Bringing it back to “invitational rhetoric,” which contrasts with traditional, patriarchal rhetoric, I can see the interplay of subjects and subjectivities in the installation. In the more traditional model of rhetoric, the rhetor retains a centralized position and persuades the audience, privileging the rhetor’s own subjectivity. Likewise, in a static art installation, the artist (rhetor) would maintain a centralized role as meaning-maker. With invitational rhetoric, a variety of subjectivities intersect in the exchange between rhetor and audience; the discourse is decentralized. This installation is similarly decentralized, through both its initial construction (where the central point, as Rob pointed out to me, is open air and cannot be occupied by any viewers) and the multiplicity of perspectives that constantly view and change the space. In effect, the signified remains “feminism” and the signifier remains the installation, itself, but neither the signifier nor the signified are stable. They are both constructed and evolved through invention-in-between. A viewer-participant-contributor brings one perspective, uses their own body in the mirrors as well as a material contribution to continue de/constructing both signifier and signified. Similarly, invention-in-between becomes a more apt description than invention-in-the-middle. As noted, there isn’t a “middle” to be focused on nor a central site or point that can be occupied. In as many ways as possible, we have pushed for intersubjectivity. In essence, the signification process—the process of visual representation—becomes intersubjective.
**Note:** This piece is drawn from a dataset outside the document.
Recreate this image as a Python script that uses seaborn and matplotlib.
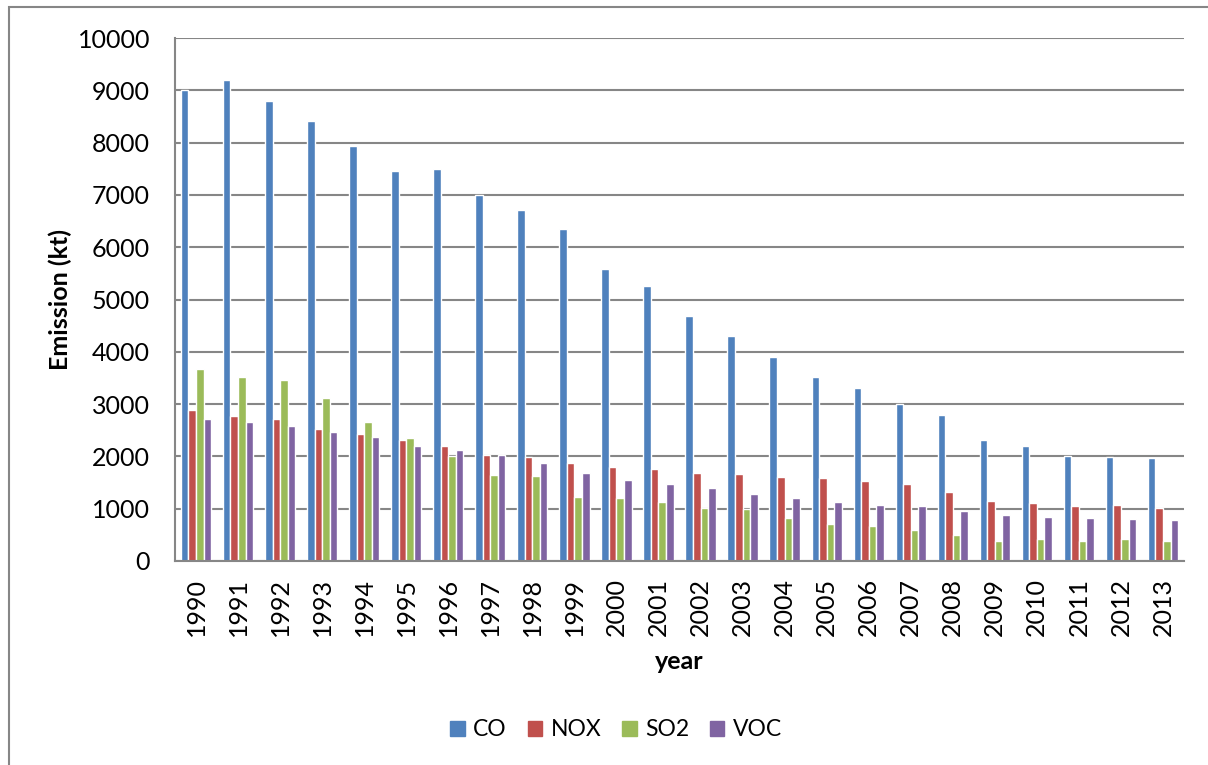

I now realize that thinking about the intersubjectivity of the installation probably provides some insight into standpoint. I’ll be honest, I only have a very basic understanding of standpoint, but I think this exploratory has helped me see intersubjective discourse in/through the intersections of individual perspectives. Standpoint seems to acknowledge the value of individual perspectives while also acknowledging that they are only one piece to a much larger puzzle. It is the “larger puzzle” aspect of the proposed installation that makes me begin to consider a term beyond “intersubjective” to explain, or perhaps even disrupt or complicate, my understanding of standpoint. I’m grasping for a term along the lines of trans-subjective (which I think is a term that is used, but it’s not one I have any experience with). To better articulate these thoughts, given the work we have done on the installation, I might apply the concept of “invention-in-between” to subjectivity. In other words, I could describe the subjectivities of the installation as subject-in-between. I could also shift slightly away from this conception of standpoint and offer “subjectivity-across” with reference, not only to the colliding and intersecting subjectivities at work in the installation but also, to the amalgamation of these intersections and their impact on the overall signification/representation of feminism in the installation.

In all, this exploratory has helped me see the ways invitational rhetoric disrupts traditional models of rhetoric, but the installation has also shown me that the differences and complexities of rhetoric run deeper than purposes of “inviting” or “persuading.” Re-seeing rhetoric through a feminist lens (provided by the concept of the art installation) has helped me better grasp the power of how we understand and practice signification. Gates, through the lens of black English, shows that signification isn’t just one thing, that it isn’t a single relationship or process. I certainly don’t have a fully formed feminist theory of signification, but I can now see how my foundational understanding of signification is too clean, too simple, and too rooted in my own standpoint. I feel a need to “invent-in-between” as I reconsider the relationship between feminism, signification, and subjectivities.